TASK – All lines from the beginning of the listing through the line with "const xm = (a.x + b.x) / 2;" are to be copied word for word; the pictures are not.

LISTING –
***
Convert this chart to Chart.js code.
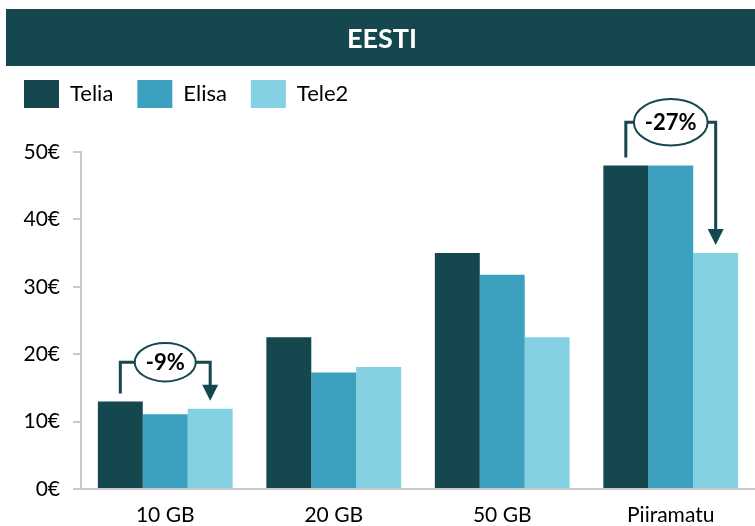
<!DOCTYPE html>
<html>
<head>
<meta charset="utf-8">
<script src="https://cdn.jsdelivr.net/npm/chart.js@4.4.1/dist/chart.umd.min.js"></script>
<style>
  html, body { margin: 0; padding: 0; background: #fff; }
  #wrap { width: 755px; height: 526px; }
</style>
</head>
<body>
<div id="wrap"><canvas id="myChart" width="755" height="526"></canvas></div>
<script>
const chartTitle = "EESTI";
const categories = ["10 GB", "20 GB", "50 GB", "Piiramatu"];
const telia = [13, 22.5, 35, 48];
const elisa = [11.1, 17.3, 31.8, 48];
const tele2 = [11.9, 18.1, 22.5, 35];
const yTicks = [0, 10, 20, 30, 40, 50];
// price gap callouts (Telia -> Tele2)
const calloutCategories = ["10 GB", "Piiramatu"];
const calloutLabels = ["-9%", "-27%"];

const DARK = "#15474f";
const MID = "#3ba1bf";
const LIGHT = "#84d1e4";
const AXIS = "#c9c9c9";
const FONT = "Lato, 'Open Sans', sans-serif";

const titleBar = {
  id: "titleBar",
  beforeDraw(chart) {
    const ctx = chart.ctx;
    ctx.save();
    ctx.fillStyle = "#fff";
    ctx.fillRect(0, 0, chart.width, chart.height);
    ctx.fillStyle = DARK;
    ctx.fillRect(6, 9, chart.width - 6, 57);
    ctx.fillStyle = "#fff";
    ctx.font = "bold 27px " + FONT;
    ctx.textAlign = "center";
    ctx.textBaseline = "middle";
    ctx.fillText(chartTitle, 382, 39);
    ctx.restore();
  },
};

const legendSpacer = {
  id: "legendSpacer",
  beforeInit(chart) {
    const fit = chart.legend.fit;
    chart.legend.fit = function () {
      fit.bind(chart.legend)();
      this.height = 96;
    };
  },
};

const callouts = {
  id: "callouts",
  afterDatasetsDraw(chart) {
    const ctx = chart.ctx;
    const first = chart.getDatasetMeta(0).data;
    const last = chart.getDatasetMeta(2).data;
    calloutCategories.forEach((cat, i) => {
      const idx = categories.indexOf(cat);
      const a = first[idx];
      const b = last[idx];
      ctx.save();
      ctx.font = "bold 22px " + FONT;
      const tw = ctx.measureText(calloutLabels[i]).width;
      const rx = tw / 2 + 11;
      const ry = rx * 0.63;
      const level = Math.min(a.y, b.y) - ry - 20;
      const xm = (a.x + b.x) / 2;

      ctx.strokeStyle = DARK;
      ctx.fillStyle = DARK;
      ctx.lineWidth = 3;
      ctx.beginPath();
      ctx.moveTo(a.x, a.y - 8);
      ctx.lineTo(a.x, level);
      ctx.lineTo(b.x, level);
      ctx.lineTo(b.x, b.y - 22);
      ctx.stroke();

      ctx.beginPath();
      ctx.moveTo(b.x - 8, b.y - 24);
      ctx.lineTo(b.x + 8, b.y - 24);
      ctx.lineTo(b.x, b.y - 8);
      ctx.closePath();
      ctx.fill();

      ctx.beginPath();
      ctx.ellipse(xm, level, rx, ry, 0, 0, Math.PI * 2);
      ctx.fillStyle = "#fff";
      ctx.fill();
      ctx.lineWidth = 2;
      ctx.stroke();

      ctx.fillStyle = "#000";
      ctx.textAlign = "center";
      ctx.textBaseline = "middle";
      ctx.fillText(calloutLabels[i], xm, level + 1);
      ctx.restore();
    });
  },
};

new Chart("myChart", {
  type: "bar",
  data: {
    labels: categories,
    datasets: [
      { label: "Telia", data: telia, backgroundColor: DARK },
      { label: "Elisa", data: elisa, backgroundColor: MID },
      { label: "Tele2", data: tele2, backgroundColor: LIGHT },
    ],
  },
  options: {
    responsive: false,
    animation: false,
    devicePixelRatio: 1,
    categoryPercentage: 0.8,
    barPercentage: 1,
    layout: { padding: { top: 56, left: 0, right: 0, bottom: 0 } },
    plugins: {
      tooltip: { enabled: false },
      legend: {
        position: "top",
        align: "start",
        labels: {
          boxWidth: 35,
          boxHeight: 28,
          padding: 24,
          color: "#000",
          font: { family: FONT, size: 22 },
        },
      },
    },
    scales: {
      x: {
        afterFit(scale) {
          scale.height = 37;
        },
        grid: { display: false, drawTicks: false },
        border: { display: true, color: AXIS, width: 2 },
        ticks: { color: "#000", font: { family: FONT, size: 21 }, padding: 14 },
      },
      y: {
        min: 0,
        max: 50,
        afterFit(scale) {
          scale.width = 81;
        },
        afterBuildTicks(scale) {
          scale.ticks = yTicks.map((v) => ({ value: v }));
        },
        grid: {
          drawOnChartArea: false,
          drawTicks: true,
          tickLength: 8,
          color: AXIS,
          lineWidth: 2,
        },
        border: { display: true, color: AXIS, width: 2 },
        ticks: {
          color: "#000",
          padding: 13,
          font: { family: FONT, size: 21 },
          callback: (v) => v + "€",
        },
      },
    },
  },
  plugins: [titleBar, legendSpacer, callouts],
});
</script>
</body>
</html>
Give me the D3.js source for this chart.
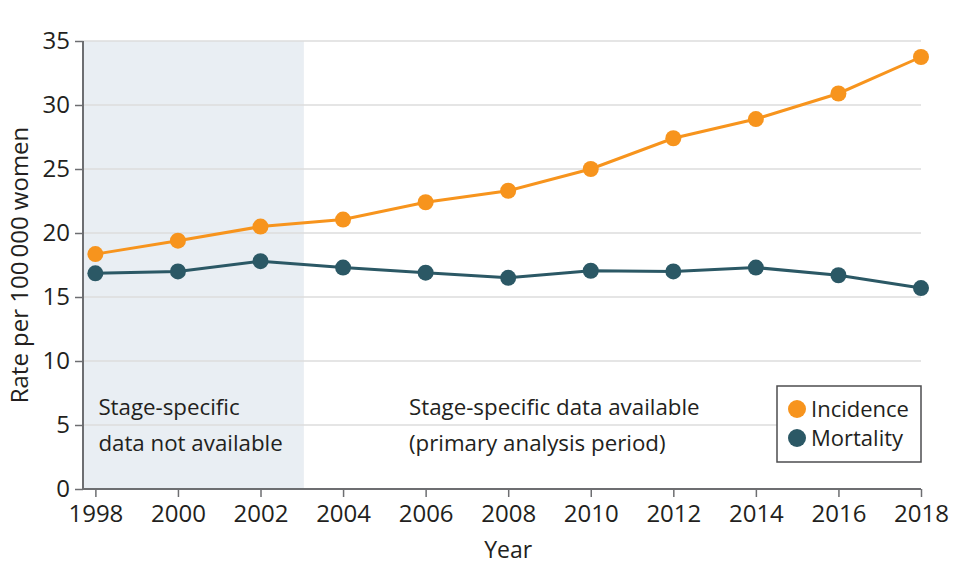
<!DOCTYPE html>
<html><head><meta charset="utf-8">
<script src="https://cdn.jsdelivr.net/npm/d3@7"></script>
<style>
body{margin:0;background:#fff;}
svg text{font-family:"Open Sans",sans-serif;fill:#231f20;}
</style></head>
<body><svg id="c" width="958" height="586"></svg>
<script>
const years = [1998,2000,2002,2004,2006,2008,2010,2012,2014,2016,2018];
const incidence = [18.35,19.4,20.5,21.05,22.4,23.3,25.0,27.4,28.9,30.9,33.75];
const mortality = [16.85,17.0,17.8,17.3,16.9,16.5,17.05,17.0,17.3,16.7,15.7];
const yTicks = [0,5,10,15,20,25,30,35];
const seriesNames = ["Incidence","Mortality"];
const seriesColors = ["#f7941d","#2b5865"];
const shadeRange = [1997.7, 2003.05];
const annotLeft = ["Stage-specific","data not available"];
const annotRight = ["Stage-specific data available","(primary analysis period)"];

const svg = d3.select("#c");
const m = {left:83, right:37, top:41, bottom:97};
const W = 958, H = 586;
const x = d3.scaleLinear().domain([1997.7, 2018]).range([m.left, W - m.right]);
const y = d3.scaleLinear().domain([0, 35]).range([H - m.bottom, m.top]);

// shade
svg.append("rect").attr("x", x(shadeRange[0])).attr("y", y(35))
  .attr("width", x(shadeRange[1]) - x(shadeRange[0])).attr("height", y(0) - y(35))
  .attr("fill", "#e9eef3");

// gridlines
svg.append("g").selectAll("line").data(yTicks.filter(d=>d>0)).join("line")
  .attr("x1", x(1997.7)).attr("x2", x(2018)).attr("y1", d=>y(d)).attr("y2", d=>y(d))
  .attr("stroke", "#dcdcdc").attr("stroke-width", 1.5);

// annotations
const aL = svg.append("text").attr("x", x(1998)+3).attr("y", 415).style("font-size","22.3px");
annotLeft.forEach((t,i)=>aL.append("tspan").attr("x", x(1998)+3).attr("dy", i?36:0).text(t));
const aR = svg.append("text").attr("x", 409).attr("y", 415).style("font-size","22.3px");
annotRight.forEach((t,i)=>aR.append("tspan").attr("x", 409).attr("dy", i?36:0).text(t));

// axes
const xAxis = svg.append("g").attr("transform", `translate(0,${y(0)})`)
  .call(d3.axisBottom(x).tickValues(d3.range(1998,2019,2)).tickFormat(d3.format("d")).tickSize(8).tickPadding(8));
const yAxis = svg.append("g").attr("transform", `translate(${m.left},0)`)
  .call(d3.axisLeft(y).tickValues(yTicks).tickSize(8).tickPadding(5));
[xAxis,yAxis].forEach(g=>{
  g.select(".domain").attr("stroke","#6d6e71").attr("stroke-width",2);
  g.selectAll(".tick line").attr("stroke","#6d6e71").attr("stroke-width",1.5);
  g.selectAll(".tick text").style("font-size","24px").style("font-family","'Open Sans',sans-serif").attr("fill","#231f20");
});
xAxis.select(".domain").attr("d", `M${m.left},0H${x(2018)}`);
yAxis.select(".domain").attr("d", `M0,${y(0)}V${y(35)}`);

// lines
const line = d3.line().x((d,i)=>x(years[i])).y(d=>y(d));
[incidence, mortality].forEach((s,k)=>{
  svg.append("path").datum(s).attr("d", line).attr("fill","none")
    .attr("stroke", seriesColors[k]).attr("stroke-width",3);
  svg.append("g").selectAll("circle").data(s).join("circle")
    .attr("cx",(d,i)=>x(years[i])).attr("cy",d=>y(d)).attr("r",8).attr("fill",seriesColors[k]);
});

// axis titles
svg.append("text").attr("x", x(2008)).attr("y", 558).attr("text-anchor","middle")
  .style("font-size","23px").text("Year");
svg.append("text").attr("transform", `translate(28,${(y(0)+y(35))/2}) rotate(-90)`)
  .attr("text-anchor","middle").style("font-size","24px").text("Rate per 100\u2009000 women");

// legend
const lg = svg.append("g");
lg.append("rect").attr("x",777).attr("y",386).attr("width",144).attr("height",76)
  .attr("fill","#fff").attr("stroke","#4d4d4f").attr("stroke-width",1.5);
seriesNames.forEach((n,i)=>{
  lg.append("circle").attr("cx",797).attr("cy",409+i*29).attr("r",9).attr("fill",seriesColors[i]);
  lg.append("text").attr("x",811).attr("y",409+i*29+8).style("font-size","22px").text(n);
});
</script></body></html>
***
RESPONSE TO THIS EXERCISE –
Convert this chart to Chart.js code.
<!DOCTYPE html>
<html>
<head>
<meta charset="utf-8">
<script src="https://cdn.jsdelivr.net/npm/chart.js@4.4.1/dist/chart.umd.min.js"></script>
<style>
  html, body { margin: 0; padding: 0; background: #fff; }
  #wrap { width: 755px; height: 526px; }
</style>
</head>
<body>
<div id="wrap"><canvas id="myChart" width="755" height="526"></canvas></div>
<script>
const chartTitle = "EESTI";
const categories = ["10 GB", "20 GB", "50 GB", "Piiramatu"];
const telia = [13, 22.5, 35, 48];
const elisa = [11.1, 17.3, 31.8, 48];
const tele2 = [11.9, 18.1, 22.5, 35];
const yTicks = [0, 10, 20, 30, 40, 50];
// price gap callouts (Telia -> Tele2)
const calloutCategories = ["10 GB", "Piiramatu"];
const calloutLabels = ["-9%", "-27%"];

const DARK = "#15474f";
const MID = "#3ba1bf";
const LIGHT = "#84d1e4";
const AXIS = "#c9c9c9";
const FONT = "Lato, 'Open Sans', sans-serif";

const titleBar = {
  id: "titleBar",
  beforeDraw(chart) {
    const ctx = chart.ctx;
    ctx.save();
    ctx.fillStyle = "#fff";
    ctx.fillRect(0, 0, chart.width, chart.height);
    ctx.fillStyle = DARK;
    ctx.fillRect(6, 9, chart.width - 6, 57);
    ctx.fillStyle = "#fff";
    ctx.font = "bold 27px " + FONT;
    ctx.textAlign = "center";
    ctx.textBaseline = "middle";
    ctx.fillText(chartTitle, 382, 39);
    ctx.restore();
  },
};

const legendSpacer = {
  id: "legendSpacer",
  beforeInit(chart) {
    const fit = chart.legend.fit;
    chart.legend.fit = function () {
      fit.bind(chart.legend)();
      this.height = 96;
    };
  },
};

const callouts = {
  id: "callouts",
  afterDatasetsDraw(chart) {
    const ctx = chart.ctx;
    const first = chart.getDatasetMeta(0).data;
    const last = chart.getDatasetMeta(2).data;
    calloutCategories.forEach((cat, i) => {
      const idx = categories.indexOf(cat);
      const a = first[idx];
      const b = last[idx];
      ctx.save();
      ctx.font = "bold 22px " + FONT;
      const tw = ctx.measureText(calloutLabels[i]).width;
      const rx = tw / 2 + 11;
      const ry = rx * 0.63;
      const level = Math.min(a.y, b.y) - ry - 20;
      const xm = (a.x + b.x) / 2;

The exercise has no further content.